During the first quarter of 2023, FBL’s share price experienced fluctuations, reflecting the dynamics of the stock market and various factors influencing investor sentiment. On January 2, 2023, FBL’s share price opened at 26.3. Over the next few trading sessions, the price gradually declined, reaching a low of 22.07 on January 17, 2023. This downward trend can be attributed to overall market conditions, investor sentiment, and any negative news or market factors affecting the banking sector during that time.

However, from January 18, 2023, the bank's share price began to recover, experiencing intermittent ups and downs. By January 26, 2023, the price increased to 24.45, indicating a positive sentiment and potential investor confidence. This upward movement could be attributed to positive market sentiment, favourable industry news, or company-specific factors that instilled confidence among investors.

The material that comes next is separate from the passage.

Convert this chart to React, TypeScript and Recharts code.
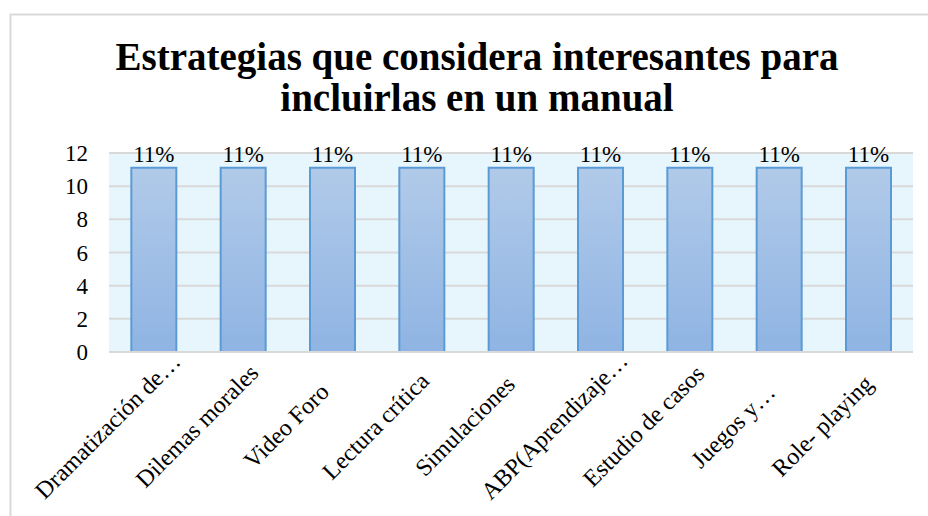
import { BarChart, Bar, XAxis, YAxis, CartesianGrid, LabelList } from "recharts";

const categories = [
  "Dramatización de…",
  "Dilemas morales",
  "Video Foro",
  "Lectura crítica",
  "Simulaciones",
  "ABP(Aprendizaje…",
  "Estudio de casos",
  "Juegos y…",
  "Role- playing",
];
const values = [11.11, 11.11, 11.11, 11.11, 11.11, 11.11, 11.11, 11.11, 11.11];
const yTicks = [0, 2, 4, 6, 8, 10, 12];
const titleLines = ["Estrategias que considera interesantes para", "incluirlas en un manual"];

const data = categories.map((name, i) => ({ name, value: values[i] }));

const FONT = "Liberation Serif";

const CategoryTick = (props: any) => {
  const { x, payload } = props;
  const cx = x - 46;
  const cy = 426;
  return (
    <text
      x={cx}
      y={cy}
      textAnchor="middle"
      dominantBaseline="central"
      transform={`rotate(-45, ${cx}, ${cy})`}
      fontFamily={FONT}
      fontSize={24}
      fill="#000"
    >
      {payload.value}
    </text>
  );
};

const ValueTick = (props: any) => {
  const { x, y, payload } = props;
  return (
    <text x={x} y={y} dy={8} textAnchor="end" fontFamily={FONT} fontSize={23} fill="#000">
      {payload.value}
    </text>
  );
};

const PctLabel = (props: any) => {
  const { x, y, width, value } = props;
  return (
    <text x={x + width / 2} y={y - 6} textAnchor="middle" fontFamily={FONT} fontSize={23} fill="#000">
      {`${Math.round(Number(value))}%`}
    </text>
  );
};

export default function App() {
  return (
    <div style={{ position: "absolute", left: 0, top: 0, width: 928, height: 516, background: "#fff", fontFamily: FONT }}>
      <svg width={928} height={516} style={{ position: "absolute", left: 0, top: 0 }}>
        <line x1={10.5} y1={14} x2={10.5} y2={516} stroke="#D9D9D9" strokeWidth={2} />
        <line x1={10} y1={14.5} x2={928} y2={14.5} stroke="#D9D9D9" strokeWidth={2} />
        {titleLines.map((t, i) => (
          <text
            key={i}
            x={477}
            y={70 + i * 41}
            textAnchor="middle"
            fontFamily={FONT}
            fontWeight="bold"
            fontSize={39}
            fill="#000"
          >
            {t}
          </text>
        ))}
      </svg>
      <div style={{ position: "absolute", left: 0, top: 0 }}>
        <BarChart
          width={928}
          height={516}
          data={data}
          margin={{ top: 153, right: 15, bottom: 14, left: 49 }}
          barCategoryGap="25%"
          style={{ fontFamily: FONT }}
        >
          <defs>
            <linearGradient id="barFill" x1="0" y1="0" x2="0" y2="1">
              <stop offset="0%" stopColor="#B1CAE9" />
              <stop offset="100%" stopColor="#8FB4E3" />
            </linearGradient>
          </defs>
          <CartesianGrid vertical={false} stroke="#D9D9D9" strokeWidth={2} fill="#E7F6FD" fillOpacity={1} />
          <XAxis
            dataKey="name"
            height={150}
            interval={0}
            tickLine={false}
            axisLine={{ stroke: "#D9D9D9", strokeWidth: 2 }}
            tick={<CategoryTick />}
          />
          <YAxis
            width={60}
            domain={[0, 12]}
            ticks={yTicks}
            axisLine={false}
            tickLine={false}
            tickSize={0}
            tickMargin={21}
            tick={<ValueTick />}
          />
          <Bar dataKey="value" fill="url(#barFill)" stroke="#5B9BD5" strokeWidth={2} isAnimationActive={false}>
            <LabelList dataKey="value" content={<PctLabel />} />
          </Bar>
        </BarChart>
      </div>
    </div>
  );
}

The share price continued to fluctuate throughout February and March 2023. It reached a high of 24.95 on February 17, 2023, before experiencing a downward correction. These fluctuations can be influenced by a range of factors, including economic indicators, interest rate changes, financial reports, market rumors, and investor sentiment. Despite the fluctuations, Faysal Bank's share price generally remained within a relatively narrow range during the quarter, hovering around the mid-20s. This stability could indicate a balanced market and investor confidence in the bank's performance and prospects.